Right from the start during the sale of the Iranian gasoline problems cropped up. Although Venezuelan authorities had insisted that service stations would open at 5 am, dozens of them began serving customers only around noon, something that recurred and became commonplace between Tuesday and Thursday.
Of the gasoline stations that had the option to provide gas at a subsidized price of about $3 per fillup, on the fourth day some were offering it only at the international rate, meaning that filling one’s tank could cost up to $50 in a country where the minimum wage is $2 per month.
Meanwhile, the state-run PDVSA oil company is pursuing, via the social networks, an intensive promotional campaign for the 200 sales points with “unrestricted” purchasing opportunities for the public, where gas is only being sold at the international price and for cash, making buying gas there completely out of reach for most of the public.
Thousands of Venezuelans have had no chance to refuel this week because of the huge traffic jams near gas stations offering the fuel at the subsidized price – which, by government order is only available one day a week according to the last number on a person’s license plate.
In eastern Caracas, EFE found that dozens of people have been leaving the gas station lines after waiting for hours because the available gasoline ran out there, or at least that has been the message being passed from the pumps back up the long lines of frustrated drivers.
The governor of Anzoategui state, Antonio Barreto Sira, posted images on his Twitter account acknowledging the situation in his northeastern state, where people are experiencing the “agony” of waiting up to 12 hours in line with no guarantee that there will be any gas when it’s finally their turn to fill up.
On Wednesday night, many gas stations were dealing with long lines of vehicles waiting overnight to buy a few liters of fuel on Thursday.
People began complaining on Monday about the situation, with irate motorists arguing with gas station managers that the wait time in line was excessive or, as was often the case, that vehicles that had not even been in line were being allowed to fill up anyway.

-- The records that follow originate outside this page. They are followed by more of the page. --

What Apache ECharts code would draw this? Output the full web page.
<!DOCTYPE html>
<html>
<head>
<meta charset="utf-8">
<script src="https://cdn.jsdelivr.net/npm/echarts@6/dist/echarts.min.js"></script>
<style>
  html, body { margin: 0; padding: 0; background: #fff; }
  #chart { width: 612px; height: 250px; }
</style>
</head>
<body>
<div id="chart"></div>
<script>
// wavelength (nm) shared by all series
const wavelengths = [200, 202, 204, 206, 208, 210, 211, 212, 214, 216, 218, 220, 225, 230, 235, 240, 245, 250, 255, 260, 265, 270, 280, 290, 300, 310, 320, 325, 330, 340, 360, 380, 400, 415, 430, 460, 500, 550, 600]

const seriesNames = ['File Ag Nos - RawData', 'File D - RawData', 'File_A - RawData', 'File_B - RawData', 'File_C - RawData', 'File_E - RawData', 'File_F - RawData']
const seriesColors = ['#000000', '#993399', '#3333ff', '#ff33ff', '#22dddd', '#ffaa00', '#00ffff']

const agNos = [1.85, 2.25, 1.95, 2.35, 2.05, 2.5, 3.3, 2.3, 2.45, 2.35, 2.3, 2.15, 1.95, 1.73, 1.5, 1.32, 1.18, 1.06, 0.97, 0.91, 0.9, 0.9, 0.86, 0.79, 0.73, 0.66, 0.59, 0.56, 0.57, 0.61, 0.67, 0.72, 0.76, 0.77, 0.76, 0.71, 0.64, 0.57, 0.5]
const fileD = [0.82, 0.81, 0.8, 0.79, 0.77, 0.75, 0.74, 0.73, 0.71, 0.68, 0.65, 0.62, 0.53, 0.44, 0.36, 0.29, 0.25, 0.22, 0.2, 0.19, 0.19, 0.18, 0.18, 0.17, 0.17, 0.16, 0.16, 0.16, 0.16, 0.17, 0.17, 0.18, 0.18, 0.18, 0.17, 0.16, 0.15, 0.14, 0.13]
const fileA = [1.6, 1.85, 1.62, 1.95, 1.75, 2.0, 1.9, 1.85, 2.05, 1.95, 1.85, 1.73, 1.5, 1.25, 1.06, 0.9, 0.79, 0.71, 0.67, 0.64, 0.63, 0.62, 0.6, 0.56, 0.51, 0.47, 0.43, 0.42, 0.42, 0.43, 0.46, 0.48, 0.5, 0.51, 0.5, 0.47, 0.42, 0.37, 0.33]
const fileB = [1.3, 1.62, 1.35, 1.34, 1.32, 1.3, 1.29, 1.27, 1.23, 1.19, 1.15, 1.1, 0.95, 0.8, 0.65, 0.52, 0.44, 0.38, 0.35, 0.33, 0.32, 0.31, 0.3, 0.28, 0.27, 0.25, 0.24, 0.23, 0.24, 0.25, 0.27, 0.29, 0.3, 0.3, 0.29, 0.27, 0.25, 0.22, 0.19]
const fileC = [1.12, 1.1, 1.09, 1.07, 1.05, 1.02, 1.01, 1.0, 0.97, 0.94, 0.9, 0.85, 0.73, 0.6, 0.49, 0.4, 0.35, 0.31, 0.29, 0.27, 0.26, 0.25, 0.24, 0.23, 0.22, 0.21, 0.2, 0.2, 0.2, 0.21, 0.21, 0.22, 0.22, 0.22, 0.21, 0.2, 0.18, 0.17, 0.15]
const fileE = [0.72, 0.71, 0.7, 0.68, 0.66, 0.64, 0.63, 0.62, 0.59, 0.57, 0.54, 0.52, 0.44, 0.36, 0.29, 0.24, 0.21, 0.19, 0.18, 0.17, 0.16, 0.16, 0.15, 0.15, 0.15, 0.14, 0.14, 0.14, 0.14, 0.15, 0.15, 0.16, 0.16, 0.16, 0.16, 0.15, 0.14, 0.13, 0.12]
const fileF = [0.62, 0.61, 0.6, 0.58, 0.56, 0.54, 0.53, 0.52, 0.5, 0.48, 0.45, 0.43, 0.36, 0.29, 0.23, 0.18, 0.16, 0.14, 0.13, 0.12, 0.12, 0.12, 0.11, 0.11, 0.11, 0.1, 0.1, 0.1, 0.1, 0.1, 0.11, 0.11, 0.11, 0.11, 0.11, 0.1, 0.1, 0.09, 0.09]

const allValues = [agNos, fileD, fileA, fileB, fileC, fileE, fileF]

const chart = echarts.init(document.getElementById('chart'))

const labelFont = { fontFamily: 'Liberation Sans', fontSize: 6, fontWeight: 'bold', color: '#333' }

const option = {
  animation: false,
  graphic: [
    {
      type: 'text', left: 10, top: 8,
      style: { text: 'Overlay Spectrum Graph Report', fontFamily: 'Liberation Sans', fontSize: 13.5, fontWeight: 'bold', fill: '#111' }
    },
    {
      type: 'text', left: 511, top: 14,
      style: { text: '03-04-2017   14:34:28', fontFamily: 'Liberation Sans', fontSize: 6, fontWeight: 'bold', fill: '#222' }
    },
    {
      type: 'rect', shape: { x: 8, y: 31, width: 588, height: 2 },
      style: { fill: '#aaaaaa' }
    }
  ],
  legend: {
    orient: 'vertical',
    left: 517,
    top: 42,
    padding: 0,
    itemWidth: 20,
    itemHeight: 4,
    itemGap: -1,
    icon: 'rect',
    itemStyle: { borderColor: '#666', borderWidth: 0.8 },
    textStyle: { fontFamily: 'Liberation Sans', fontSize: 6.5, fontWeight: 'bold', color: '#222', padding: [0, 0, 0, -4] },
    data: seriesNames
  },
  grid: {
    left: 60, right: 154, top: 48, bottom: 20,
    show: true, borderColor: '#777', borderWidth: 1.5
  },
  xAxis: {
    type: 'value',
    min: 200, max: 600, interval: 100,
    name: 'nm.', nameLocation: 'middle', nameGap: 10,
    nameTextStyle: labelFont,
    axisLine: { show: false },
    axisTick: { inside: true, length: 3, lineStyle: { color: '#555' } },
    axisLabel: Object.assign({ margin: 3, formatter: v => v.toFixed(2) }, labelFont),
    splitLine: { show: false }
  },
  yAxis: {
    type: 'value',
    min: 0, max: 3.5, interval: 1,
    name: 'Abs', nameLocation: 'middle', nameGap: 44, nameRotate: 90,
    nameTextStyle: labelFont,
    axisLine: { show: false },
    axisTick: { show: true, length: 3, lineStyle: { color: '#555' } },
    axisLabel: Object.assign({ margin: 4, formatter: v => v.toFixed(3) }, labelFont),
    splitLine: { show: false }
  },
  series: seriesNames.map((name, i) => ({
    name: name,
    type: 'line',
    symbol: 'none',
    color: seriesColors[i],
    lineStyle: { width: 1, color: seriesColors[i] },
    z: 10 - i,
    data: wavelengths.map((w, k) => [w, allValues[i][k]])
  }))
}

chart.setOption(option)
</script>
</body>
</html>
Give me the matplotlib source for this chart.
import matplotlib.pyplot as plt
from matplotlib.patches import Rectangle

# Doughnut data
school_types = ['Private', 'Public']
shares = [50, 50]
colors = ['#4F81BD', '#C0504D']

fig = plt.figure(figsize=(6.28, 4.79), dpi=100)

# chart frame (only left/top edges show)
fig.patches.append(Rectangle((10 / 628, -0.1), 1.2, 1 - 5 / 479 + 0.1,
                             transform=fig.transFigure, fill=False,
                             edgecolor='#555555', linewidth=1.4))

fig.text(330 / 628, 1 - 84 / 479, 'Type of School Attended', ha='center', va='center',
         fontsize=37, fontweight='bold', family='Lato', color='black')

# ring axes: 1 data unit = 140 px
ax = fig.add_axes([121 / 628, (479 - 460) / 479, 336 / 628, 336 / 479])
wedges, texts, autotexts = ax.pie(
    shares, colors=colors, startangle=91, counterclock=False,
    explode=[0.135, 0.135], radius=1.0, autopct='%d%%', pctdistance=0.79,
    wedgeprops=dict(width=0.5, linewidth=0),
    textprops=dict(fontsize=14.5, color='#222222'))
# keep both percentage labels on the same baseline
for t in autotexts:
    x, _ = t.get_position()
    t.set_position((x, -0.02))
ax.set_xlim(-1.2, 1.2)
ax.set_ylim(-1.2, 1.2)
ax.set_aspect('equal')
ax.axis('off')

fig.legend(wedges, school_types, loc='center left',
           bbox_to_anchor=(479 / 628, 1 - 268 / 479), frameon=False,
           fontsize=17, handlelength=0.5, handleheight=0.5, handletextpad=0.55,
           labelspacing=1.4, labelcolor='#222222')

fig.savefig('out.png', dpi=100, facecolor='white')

Tensions escalated over the next few hours when videos and photos began circulating on the social networks showing shouting matches among people trying by force to get a few liters of gas.
The presence of thousands of police and soldiers at gas stations has not served to quell the proliferation of mini-protests in several areas of the country, where the public has shouted slogans or displayed signs expressing their disgust with waiting in line and the uncertainty of being able to buy gasoline.